Thursday, 28 July 2016

First Aid for an Empath’s Heart.


Adrienne Crow/Unsplash

There are days when being an empath is painful.

It’s a brutal experience to feel everything, to feel pain even in joy. Lately, everything hurts. Every single aspect of drawing breath and walking on this earth is bruising me.
I may look normal on the outside, but can feel bruised and bleeding on the inside.
The thing is, I’ve been deeply processing my inner life. I’ve been pulling all of my darkness into the light, the ugly messages that are hidden under my life experiences that I didn’t realize I was perpetuating. I’ve even been learning to sit with my struggle, to experience it and move through it. I’m doing everything that I need to do to make myself stronger, better and more authentic. I’ve been setting boundaries, making choices from my heart and holding close the people I love.
Lately it’s like a switch has been flipped and everything is harmful. All contact has become too much. Caring about anyone just leads to more pain. I don’t feel capable of handling any more than what I already have.

When we experience life deeply, how do we protect ourselves from it?

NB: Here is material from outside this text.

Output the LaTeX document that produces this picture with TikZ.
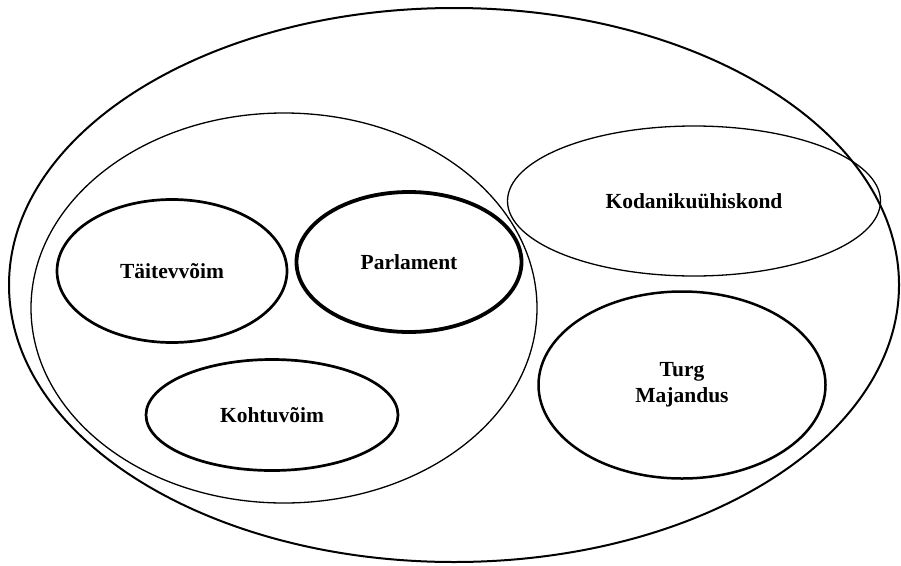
\documentclass[tikz,border=0pt]{standalone}
\usepackage{fontspec}
\setmainfont{Liberation Serif}
\usetikzlibrary{shapes.geometric}

\begin{document}
\begin{tikzpicture}[x=1pt, y=-1pt,
    sphere/.style={draw, ellipse, inner sep=0pt, align=center,
      font=\bfseries\fontsize{21.5}{26}\selectfont},
    thinline/.style={line width=1.3pt},
    branch/.style={line width=2.7pt}]
\useasboundingbox (0,0) rectangle (901,565);

% Society as a whole
        \node[sphere, line width=2pt, minimum width=890pt, minimum height=554pt] (society) at (454,285) {};

% State and its branches
        \node[sphere, thinline, minimum width=506pt, minimum height=390pt] (state) at (284,308) {};
        \node[sphere, branch, minimum width=230pt, minimum height=143pt] (executive) at (172,271) {Täitevvõim};
        \node[sphere, line width=3.8pt, minimum width=225pt, minimum height=140pt] (parliament) at (409,262) {Parlament};
        \node[sphere, branch, minimum width=252pt, minimum height=111pt] (judiciary) at (272,415) {Kohtuvõim};

% Civil society and market
        \node[sphere, thinline, minimum width=373pt, minimum height=150pt] (civil) at (694,201) {Kodanikuühiskond};
        \node[sphere, line width=2.5pt, minimum width=287pt, minimum height=187pt] (market) at (682,385) {Turg\\Majandus};

      \end{tikzpicture}
\end{document}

How do we protect ourselves from the darkness of the violence in the media, the ugliness of people’s political diatribes, the unkindness of others or our experience of pain, even with beauty or joy?
There was a night recently when I had the opportunity to swim. As I was floating on my back, drifting in the water, all the outside world sounds became muffled and far away. All I could see was the night sky above and the top of a fir tree brushing softly against the sky.
In that moment, I opened myself up to the universe and was deeply thankful for my children, my life, my friends, all of my blessings. I opened myself up to the life that is meant to be mine, the books that I’ve written and am writing now. I opened myself to an epic love, to everything I’ve ever wanted coming to me. I was thankful in that moment, even for my struggles. And in that moment, the pain was noticeably absent.
Drifting, floating in the dark, I drank my fill of the stars.
We all need these moments. We need moments of quiet and deep beauty that we can hold on to when everything becomes too much. We need to be able to close our eyes and recall what it was like to simply look at the stars. It is important to find as many ways as possible to bring ourselves back to the present moment, so we can hold on through the onslaught of the storm that is our everyday experience of life. We need to be able to maintain our hope and take care of our hearts.
It doesn’t matter if we choose conventional or unconventional routes. We have to find as many ways as possible to care for ourselves. Our deepest emotions, while sometimes excruciating to bear, can also be our superpower.

I’ve started compiling a list of all of the ways I can hold on when the strength of my emotions threatens to undo me. It’s first aid for an empath’s heart. May it be of benefit!

1. Take the time to look at the stars. Find even five minutes to lay beneath them.
2. Memorize poetry. Find poems that move you and commit them to memory. They’ll be there when you need them.
3. Practice yoga. So much tension is held in our bodies. For me, even taking one yoga class a week is essential to maintaining my peace.
4. Relentlessly seek out beauty in the day. Find somewhere beautiful for your eyes to rest a moment. There’s always something lovely if you’re looking.
5. Find a way to ground yourself to nature. Stand barefoot in the grass. Touch the leaves on a tree. Smell a flower. Stand in the rain.
6. Seek out comfort. Put on the softest clothes, surround yourself with pillows and the warmest blanket, eat something that you love (in moderation) and allow yourself to sink into a favorite book or movie. Give yourself the opportunity to rest and recharge.
7. Take the time to care for yourself. When you go out, make yourself look nice because it impacts how you’ll feel about yourself. Making a bit of extra effort can truly help.
8. Give yourself a time out. Let the dishes go for a night or skip the laundry. On a particularly difficult day, just concentrate on caring for yourself. Do only the essentials, and don’t feel bad for only being able to handle the bare minimum.
9. Rest. When possible, get more sleep. Go to bed early, take a nap, or do both. If it’s bad enough that sleep is difficult, refer to #6.
10. Let your support system know what you need—if you need to talk or not talk at all, if you just need someone’s presence while you’re going through it. Whatever you need, let someone know.
We have a responsibility to care for ourselves and make sure we’re taking the time for extra care on the most difficult of days. We’re more than capable of handling every bit of the pain that we experience, but that doesn’t mean we don’t need to take a break to give ourselves the comfort we deserve.
We can endure. We will endure. In the meantime, we can drink our fill of the stars and remember that the universe is preparing us for something greater than the ordinary.